FARAVID 31/2007
 

Summary:

Olavi K. Fält, Differences between and similarities of European and East Asian periodisation

One of the core elements of a culture’s self-image is conceptualisation of its own past. For its part, one of the most essential traits of that element is periodisation of the past. The mental image of the past, on its part, reflects the culture’s currently and priorly dominant world image. For this reason the study of conceptualisation of the past is one of the most important viewpoints through which the different aspects of the world image can be analysed. In this article I compare European and East Asian, i.e. Chinese and Japanese, periodisation at different times and thereby also look for possible differences between and similarities of Europeans’ and East Asians’ way of understanding and valuating the world around them.

In the early phase of periodisation, the Western Hellenistic model of the Babylonian, Median, Persian and Macedonian world powers, and the Eastern model of reigning dynasties that followed one another, were largely based on a similar way of thinking, i.e. political power. Again in the later phase the differences were more apparent, as the West adopted a humanistic trisection that also included theological elements: ancient time, the middle age and modern time. This was especially so since the 1800s, with the attempt to squeeze other cultures into the Western model, which was viewed as being increasingly universal. The Eastern model did not contain a similar universal inclination. On the other hand, however, despite their being China and Japan-centred, both the Chinese and Japanese models were universal already in their basic principles. China, considered a central power in relation to all other nations, had a mandate from heaven, and Japan’s emperorship descended from the goddess of the sun. Thus, they both included the idea of superiority in relation to other nations.

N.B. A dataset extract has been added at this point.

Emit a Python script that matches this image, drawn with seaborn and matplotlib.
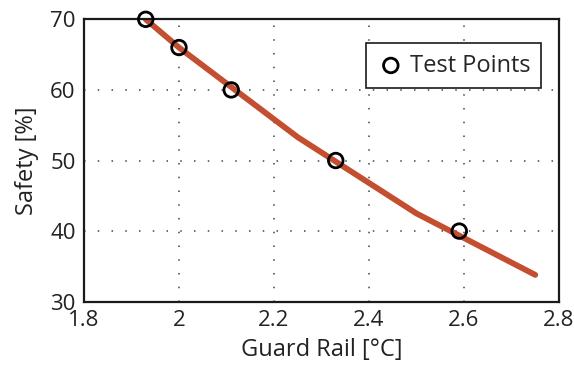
import matplotlib
matplotlib.use("Agg")
import matplotlib.pyplot as plt
import seaborn as sns
import pandas as pd

# Safety curve vs guard-rail temperature
curve_x = [1.93, 2.0, 2.25, 2.5, 2.75]
curve_y = [70.0, 66.0, 53.3, 42.5, 33.8]

# Measured test points
test_x = [1.93, 2.0, 2.11, 2.33, 2.59]
test_y = [70, 66, 60, 50, 40]

x_ticks = [1.8, 2.0, 2.2, 2.4, 2.6, 2.8]
x_tick_labels = ["1.8", "2", "2.2", "2.4", "2.6", "2.8"]
y_ticks = [30, 40, 50, 60, 70]

sns.set_theme(style="white")
plt.rcParams["font.family"] = ["Open Sans", "DejaVu Sans"]

curve = pd.DataFrame({"x": curve_x, "y": curve_y})
points = pd.DataFrame({"x": test_x, "y": test_y})

fig = plt.figure(figsize=(5.74, 3.67), dpi=100)
ax = fig.add_axes([0.1463, 0.1779, 0.9739 - 0.1463, 0.9474 - 0.1779])

sns.lineplot(data=curve, x="x", y="y", ax=ax, color="#C44E30", linewidth=4.2,
             zorder=2, legend=False)
sns.scatterplot(data=points, x="x", y="y", ax=ax, marker="o", s=110,
                facecolor="none", edgecolor="black", linewidth=2.0,
                zorder=3, label="Test Points", clip_on=False)

ax.set_xlim(1.8, 2.8)
ax.set_ylim(30, 70)
ax.set_xticks(x_ticks)
ax.set_xticklabels(x_tick_labels)
ax.set_yticks(y_ticks)

ax.grid(True, linestyle=(0, (1, 8)), color="#444444", linewidth=1.1)
ax.set_axisbelow(True)

for side in ["left", "bottom", "right", "top"]:
    ax.spines[side].set_visible(True)
    ax.spines[side].set_color("#1a1a1a")
    ax.spines[side].set_linewidth(1.6)

ax.tick_params(axis="both", length=0, labelsize=16, colors="#222222", pad=6)
ax.set_xlabel("Guard Rail [°C]", fontsize=17, color="#222222", labelpad=5)
ax.set_ylabel("Safety [%]", fontsize=17, color="#222222", labelpad=8)

leg = ax.legend(loc="upper right", bbox_to_anchor=(0.962, 0.916),
                borderaxespad=0.0, fontsize=17, frameon=True, fancybox=False,
                handletextpad=0.2, borderpad=0.45, handlelength=1.2)
leg.get_frame().set_edgecolor("#1a1a1a")
leg.get_frame().set_linewidth(1.2)
leg.get_frame().set_facecolor("white")
leg.get_frame().set_alpha(1.0)

fig.savefig("out.png", dpi=100)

From the viewpoint of the world image, the similarities are significant. Both systems reflect the primary importance of political power as a decipherer of the world image and a social value. Likewise, both systems reflect the major significance of religion and the view of one’s own culture being superior in relation to other cultures. Thus, although the differences are apparently clear, the similarities depict how similar basic elements play a central role in the world images of different cultures. In the end, the differences are so superficial that, regardless of time and place, we can speak more of the similarities of cultures than of their differences.